When we believe that everything should be happening quickly and within a certain time-frame, we lose the ability to appreciate the real things. We miss the little moments of a relationship or the constructive criticism that an interviewer may offer. Social media encourages that need for satisfaction in an instant, and it is important to learn how to manage both scenarios.
Social Media Inspires Dangerous Activity
With a focus on getting more and more likes or hearts and other forms of instant gratification, teenagers may attempt to push their boundaries to the limit. They are often looking for new ways to impress their friends – and that doesn’t always end well.
If you have been listening to the radio, news or paying attention to your own social media, you may be aware of reckless challenges like the Tide Pod challenge and/or the Bird Box challenge. Watching their friends eat Tide Pods (which can land them in the emergency room) or drive while blindfolded (which can be lethal) encourages your teen to do things they otherwise wouldn’t do. But if it gets likes and hearts, in their minds, it might be worth it for the moment.
Social Media Increases Communication Issues
Since social media doesn’t require a face to face connection or communication style, many teenagers are missing out on learning the necessary skills. The often text and communicate on social platforms in lettered conversations (i.e. IDK, U NO, Be4, etc.) and are developing issues with both literacy and in-person connections.
Most jobs require you to communicate somewhat effectively and many require actual writing and language skills. While the shorthand has become an easy means of communicating with others online, spelling and grammatical errors can be a real life issue that will hinder one’s future.
There Are Some Benefits to Social Media
With all of this said, there are some benefits to social media. Having a group of people accessible at one’s fingertips is a great way to potentially build some confidence and feel like part of a community. If you live in a rural area or your children are homeschooled, social media can be the way for your teen to keep in touch with family and friends. Social media can also be an excellent way for a teen to express themselves.

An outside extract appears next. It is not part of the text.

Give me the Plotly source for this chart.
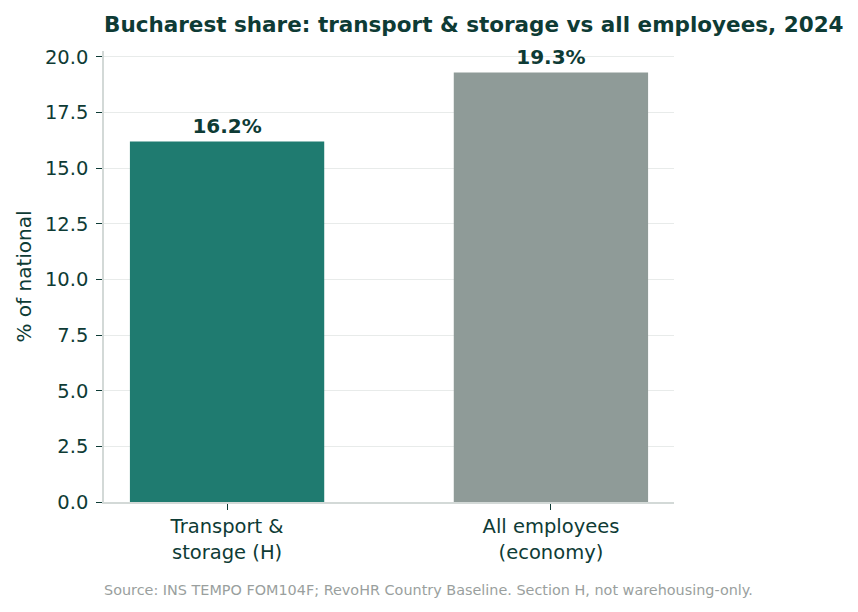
import plotly.graph_objects as go

# dane
categories = ["Transport &<br>storage (H)", "All employees<br>(economy)"]
shares = [16.2, 19.3]
bar_colors = ["#1f7b70", "#8f9b98"]
y_ticks = [0, 2.5, 5, 7.5, 10, 12.5, 15, 17.5, 20]

TEXT = "#0e3b35"
FONT = "DejaVu Sans"

fig = go.Figure(
    go.Bar(
        x=[0, 1],
        y=shares,
        width=0.6,
        marker=dict(color=bar_colors, line=dict(width=0)),
        text=[f"{v:.1f}%" for v in shares],
        textposition="outside",
        textfont=dict(family=FONT, size=20, color=TEXT, weight="bold"),
        cliponaxis=False,
        hoverinfo="skip",
    )
)

fig.update_layout(
    width=858,
    height=612,
    margin=dict(l=104, r=184, t=51, b=110),
    paper_bgcolor="white",
    plot_bgcolor="white",
    showlegend=False,
    font=dict(family=FONT, color=TEXT),
    title=dict(
        text="<b>Bucharest share: transport & storage vs all employees, 2024</b>",
        font=dict(family=FONT, size=21.5, color=TEXT),
        x=104 / 858, xref="container", xanchor="left",
        y=1 - 24 / 612, yref="container", yanchor="middle",
    ),
    xaxis=dict(
        range=[-0.38, 1.38],
        tickvals=[0, 1],
        ticktext=categories,
        tickfont=dict(size=19.5, color=TEXT),
        ticks="outside", ticklen=6, tickcolor=TEXT, tickwidth=1.3,
        showline=True, linecolor="#d3d9d7", linewidth=1.5,
        showgrid=False, zeroline=False,
    ),
    yaxis=dict(
        range=[0, 20.265],
        tickvals=y_ticks,
        tickformat=".1f",
        tickfont=dict(size=19.5, color=TEXT),
        ticks="outside", ticklen=6, tickcolor=TEXT, tickwidth=1.3,
        ticklabelstandoff=4,
        showline=True, linecolor="#d3d9d7", linewidth=1.5,
        showgrid=True, gridcolor="#e8ebea", gridwidth=1.2,
        zeroline=False,
        title=dict(text="% of national", font=dict(size=20, color=TEXT), standoff=8),
    ),
    annotations=[
        dict(
            text="Source: INS TEMPO FOM104F; RevoHR Country Baseline. Section H, not warehousing-only.",
            xref="paper", yref="paper",
            x=-2 / 570, y=-(590 - 502) / 451,
            xanchor="left", yanchor="middle",
            showarrow=False,
            font=dict(family=FONT, size=14.4, color="#9a9f9e"),
        )
    ],
)

# strona ma domyślny margines 8px – zerujemy, żeby wykres zaczynał się w (0,0)
fig.write_html(
    "out.html",
    config={"displayModeBar": False},
    post_script="document.body.style.margin='0';",
)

There are decisions that parents have to make as to what the healthiest choices are for their children. After assessing the costs and benefits of social media for your child in particular, see if there are ways to encourage positive relationships and expressions while helping to protect them from the issues that may arise. Encourage them to write in full sentences (if only to you!) and get together with friends in person.
Even though our teenagers are older than they used to be as little kids, they are still children. It is a parent’s responsibility to monitor everything and step in when we see troubles arising. They aren’t able to see as far into the future as you can, so help to build that insight for them.
Teens may benefit from the use and knowledge of social media, but becoming overly engaged with the instant gratification can be a detriment to their future. Moderation is usually the key, so encourage them to have responsible fun, but make sure that they are also able to develop real, offline goals for their future. In order to do that, they will have to know how to communicate, interact and engage with people just as well in person as they do online.